Aim of the task:
Each of the entries should be retyped precisely as it appears.

Task inputs:
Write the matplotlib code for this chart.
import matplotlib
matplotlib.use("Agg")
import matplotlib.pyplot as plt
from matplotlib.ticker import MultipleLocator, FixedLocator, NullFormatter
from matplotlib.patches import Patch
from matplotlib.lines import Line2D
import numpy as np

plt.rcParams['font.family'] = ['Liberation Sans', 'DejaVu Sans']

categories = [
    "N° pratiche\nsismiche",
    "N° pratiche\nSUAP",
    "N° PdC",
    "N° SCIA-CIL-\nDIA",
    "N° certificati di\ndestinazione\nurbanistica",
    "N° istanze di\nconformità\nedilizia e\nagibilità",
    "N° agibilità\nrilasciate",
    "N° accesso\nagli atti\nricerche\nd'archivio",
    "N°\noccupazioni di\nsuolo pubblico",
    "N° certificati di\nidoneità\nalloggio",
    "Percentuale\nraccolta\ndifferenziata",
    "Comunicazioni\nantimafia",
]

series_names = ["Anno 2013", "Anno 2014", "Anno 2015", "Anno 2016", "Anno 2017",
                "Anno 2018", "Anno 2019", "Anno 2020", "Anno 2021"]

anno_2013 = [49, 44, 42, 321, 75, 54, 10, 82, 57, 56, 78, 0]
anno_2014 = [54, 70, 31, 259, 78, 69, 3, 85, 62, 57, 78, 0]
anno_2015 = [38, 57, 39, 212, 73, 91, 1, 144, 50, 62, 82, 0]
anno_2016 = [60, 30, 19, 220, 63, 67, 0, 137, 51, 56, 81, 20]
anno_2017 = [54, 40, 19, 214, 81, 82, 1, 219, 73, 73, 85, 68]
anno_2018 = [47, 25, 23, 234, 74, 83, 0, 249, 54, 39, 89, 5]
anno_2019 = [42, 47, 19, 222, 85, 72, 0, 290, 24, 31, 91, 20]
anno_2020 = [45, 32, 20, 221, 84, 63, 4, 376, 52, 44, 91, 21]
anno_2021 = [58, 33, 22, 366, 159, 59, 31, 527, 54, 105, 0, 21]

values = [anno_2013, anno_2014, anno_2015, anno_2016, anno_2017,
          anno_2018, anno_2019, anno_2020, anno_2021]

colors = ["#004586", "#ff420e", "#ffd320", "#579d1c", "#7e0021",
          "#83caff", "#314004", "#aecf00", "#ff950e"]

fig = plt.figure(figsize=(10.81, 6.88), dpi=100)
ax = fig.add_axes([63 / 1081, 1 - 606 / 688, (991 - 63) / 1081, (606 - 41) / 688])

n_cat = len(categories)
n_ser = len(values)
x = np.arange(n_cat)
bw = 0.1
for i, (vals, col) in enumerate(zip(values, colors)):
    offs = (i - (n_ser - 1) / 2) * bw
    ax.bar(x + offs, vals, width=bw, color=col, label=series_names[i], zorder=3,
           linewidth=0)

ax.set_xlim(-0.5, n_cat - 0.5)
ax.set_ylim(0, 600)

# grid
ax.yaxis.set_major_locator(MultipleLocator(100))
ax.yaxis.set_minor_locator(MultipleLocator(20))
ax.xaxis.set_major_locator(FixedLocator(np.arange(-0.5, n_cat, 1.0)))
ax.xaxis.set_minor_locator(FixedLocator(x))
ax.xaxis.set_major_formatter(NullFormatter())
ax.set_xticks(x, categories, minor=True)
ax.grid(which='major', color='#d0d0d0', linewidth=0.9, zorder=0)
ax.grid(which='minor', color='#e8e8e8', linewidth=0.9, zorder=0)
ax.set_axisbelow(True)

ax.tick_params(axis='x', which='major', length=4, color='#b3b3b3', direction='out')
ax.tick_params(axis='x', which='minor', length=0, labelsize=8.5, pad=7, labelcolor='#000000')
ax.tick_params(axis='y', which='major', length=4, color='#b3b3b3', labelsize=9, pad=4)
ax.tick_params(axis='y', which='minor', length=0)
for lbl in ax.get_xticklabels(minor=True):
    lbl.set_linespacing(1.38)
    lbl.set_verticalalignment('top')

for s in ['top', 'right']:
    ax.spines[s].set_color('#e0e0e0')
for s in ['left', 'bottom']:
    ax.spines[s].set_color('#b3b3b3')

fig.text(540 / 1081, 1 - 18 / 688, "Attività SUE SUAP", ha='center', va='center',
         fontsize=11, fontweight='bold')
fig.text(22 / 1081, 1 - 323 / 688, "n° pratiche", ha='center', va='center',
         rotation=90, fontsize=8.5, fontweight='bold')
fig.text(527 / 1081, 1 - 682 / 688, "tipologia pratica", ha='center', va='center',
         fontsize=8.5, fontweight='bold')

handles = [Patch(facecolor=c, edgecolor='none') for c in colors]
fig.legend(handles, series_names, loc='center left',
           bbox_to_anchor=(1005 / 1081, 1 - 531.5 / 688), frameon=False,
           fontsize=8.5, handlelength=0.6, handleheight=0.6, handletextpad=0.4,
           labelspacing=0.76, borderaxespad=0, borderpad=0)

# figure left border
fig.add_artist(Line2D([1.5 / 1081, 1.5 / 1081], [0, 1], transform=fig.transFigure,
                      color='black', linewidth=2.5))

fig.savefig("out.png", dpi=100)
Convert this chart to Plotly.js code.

Response to this exercise:
Write the matplotlib code for this chart.
import matplotlib
matplotlib.use("Agg")
import matplotlib.pyplot as plt
from matplotlib.ticker import MultipleLocator, FixedLocator, NullFormatter
from matplotlib.patches import Patch
from matplotlib.lines import Line2D
import numpy as np

plt.rcParams['font.family'] = ['Liberation Sans', 'DejaVu Sans']

categories = [
    "N° pratiche\nsismiche",
    "N° pratiche\nSUAP",
    "N° PdC",
    "N° SCIA-CIL-\nDIA",
    "N° certificati di\ndestinazione\nurbanistica",
    "N° istanze di\nconformità\nedilizia e\nagibilità",
    "N° agibilità\nrilasciate",
    "N° accesso\nagli atti\nricerche\nd'archivio",
    "N°\noccupazioni di\nsuolo pubblico",
    "N° certificati di\nidoneità\nalloggio",
    "Percentuale\nraccolta\ndifferenziata",
    "Comunicazioni\nantimafia",
]

series_names = ["Anno 2013", "Anno 2014", "Anno 2015", "Anno 2016", "Anno 2017",
                "Anno 2018", "Anno 2019", "Anno 2020", "Anno 2021"]

anno_2013 = [49, 44, 42, 321, 75, 54, 10, 82, 57, 56, 78, 0]
anno_2014 = [54, 70, 31, 259, 78, 69, 3, 85, 62, 57, 78, 0]
anno_2015 = [38, 57, 39, 212, 73, 91, 1, 144, 50, 62, 82, 0]
anno_2016 = [60, 30, 19, 220, 63, 67, 0, 137, 51, 56, 81, 20]
anno_2017 = [54, 40, 19, 214, 81, 82, 1, 219, 73, 73, 85, 68]
anno_2018 = [47, 25, 23, 234, 74, 83, 0, 249, 54, 39, 89, 5]
anno_2019 = [42, 47, 19, 222, 85, 72, 0, 290, 24, 31, 91, 20]
anno_2020 = [45, 32, 20, 221, 84, 63, 4, 376, 52, 44, 91, 21]
anno_2021 = [58, 33, 22, 366, 159, 59, 31, 527, 54, 105, 0, 21]

values = [anno_2013, anno_2014, anno_2015, anno_2016, anno_2017,
          anno_2018, anno_2019, anno_2020, anno_2021]

colors = ["#004586", "#ff420e", "#ffd320", "#579d1c", "#7e0021",
          "#83caff", "#314004", "#aecf00", "#ff950e"]

fig = plt.figure(figsize=(10.81, 6.88), dpi=100)
ax = fig.add_axes([63 / 1081, 1 - 606 / 688, (991 - 63) / 1081, (606 - 41) / 688])

n_cat = len(categories)
n_ser = len(values)
x = np.arange(n_cat)
bw = 0.1
for i, (vals, col) in enumerate(zip(values, colors)):
    offs = (i - (n_ser - 1) / 2) * bw
    ax.bar(x + offs, vals, width=bw, color=col, label=series_names[i], zorder=3,
           linewidth=0)

ax.set_xlim(-0.5, n_cat - 0.5)
ax.set_ylim(0, 600)

# grid
ax.yaxis.set_major_locator(MultipleLocator(100))
ax.yaxis.set_minor_locator(MultipleLocator(20))
ax.xaxis.set_major_locator(FixedLocator(np.arange(-0.5, n_cat, 1.0)))
ax.xaxis.set_minor_locator(FixedLocator(x))
ax.xaxis.set_major_formatter(NullFormatter())
ax.set_xticks(x, categories, minor=True)
ax.grid(which='major', color='#d0d0d0', linewidth=0.9, zorder=0)
ax.grid(which='minor', color='#e8e8e8', linewidth=0.9, zorder=0)
ax.set_axisbelow(True)

ax.tick_params(axis='x', which='major', length=4, color='#b3b3b3', direction='out')
ax.tick_params(axis='x', which='minor', length=0, labelsize=8.5, pad=7, labelcolor='#000000')
ax.tick_params(axis='y', which='major', length=4, color='#b3b3b3', labelsize=9, pad=4)
ax.tick_params(axis='y', which='minor', length=0)
for lbl in ax.get_xticklabels(minor=True):
    lbl.set_linespacing(1.38)
    lbl.set_verticalalignment('top')

for s in ['top', 'right']:
    ax.spines[s].set_color('#e0e0e0')
for s in ['left', 'bottom']:
    ax.spines[s].set_color('#b3b3b3')

fig.text(540 / 1081, 1 - 18 / 688, "Attività SUE SUAP", ha='center', va='center',
         fontsize=11, fontweight='bold')
fig.text(22 / 1081, 1 - 323 / 688, "n° pratiche", ha='center', va='center',
         rotation=90, fontsize=8.5, fontweight='bold')
fig.text(527 / 1081, 1 - 682 / 688, "tipologia pratica", ha='center', va='center',
         fontsize=8.5, fontweight='bold')

handles = [Patch(facecolor=c, edgecolor='none') for c in colors]
fig.legend(handles, series_names, loc='center left',
           bbox_to_anchor=(1005 / 1081, 1 - 531.5 / 688), frameon=False,
           fontsize=8.5, handlelength=0.6, handleheight=0.6, handletextpad=0.4,
           labelspacing=0.76, borderaxespad=0, borderpad=0)

# figure left border
fig.add_artist(Line2D([1.5 / 1081, 1.5 / 1081], [0, 1], transform=fig.transFigure,
                      color='black', linewidth=2.5))

fig.savefig("out.png", dpi=100)
Convert this chart to Plotly.js code.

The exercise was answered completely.